The highs do make you way more creative and productive. The irretating thing is falling out of it once the down comes, so the next high I get, I usually start a new project instead of continueing the previous one * DOH *. I think that's the major issue between me and jobs...

Did I mention I am out of one? Combination of BP woe's, sadistic colleuges and a heart-breaking relationship that will most probably haunt me for the rest of my life. Some scars you just don't want...

That's one of the things I adore about you Beth. You understand what others are going through and you are always willing to share your insights and experience...even if those experiences hurts to remember. * Gentle tender hug for those nasty dreams *

The last time I was in surgery, I woke up to a freightening ordeal. I couldn't breath and I was so frantic that I reached out and grabbed the closest hand I could find. Somehow though, that helped...comforting...such a small thing, yet such a huge thing at the same time. I had a glimpse of what you might feel like and it drives me to tears to know what it is like. When the bad times strike, reach out to me in your mind and know that someone understand.

Oh I do appreciate them...very much. The first words I heard uttered after grabbing the nurse's hand, was that of the anesthesiologist saying "Don't worry, you are still in my hands"
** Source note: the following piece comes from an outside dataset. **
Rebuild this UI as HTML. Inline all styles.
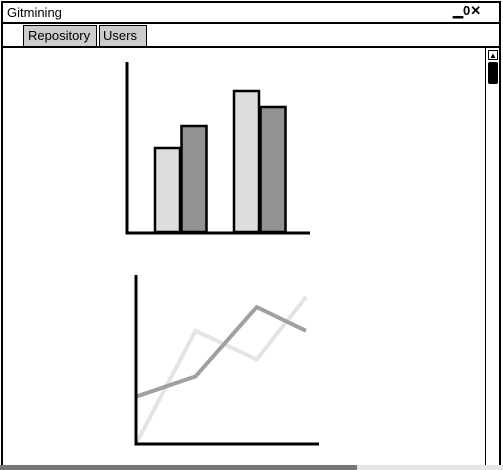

No, thank You for sharing...

And you are quite right. Who invented "breakfast" in any case ;)

If not sweet dreams...sweet comforting...

Elizabeth McClung said...

Drake: my email is at mpshiel at hotmail.com - that would be an appropriate place for this.

Yes, I share, and then I get hurt by people. It is what makes me a class-A idiot. I get hurt every day, and that is not a joke, that is like 3-5 times a day. Because it seems that being a listener and caring about people means that I have time to be in emotional agony, physical agony (hey, what's a few broken teeth from pain), nighmares constantly but I desire nothing more but to spend my last weeks and months making my hands hurt so bad I can't sleep by sending messages. I sorry if I am not soft and cuddly, I lost a friend. And I have had hell days for 48 hours. But then, that would be about me, and not of interest to anyone, so I will promise you funny jokes and great pictures to come. Because that is what is important. I probably won't be able to go to Sakura-con this year because I wanted to legally obtain picture use for the blog and that costs - huzzah!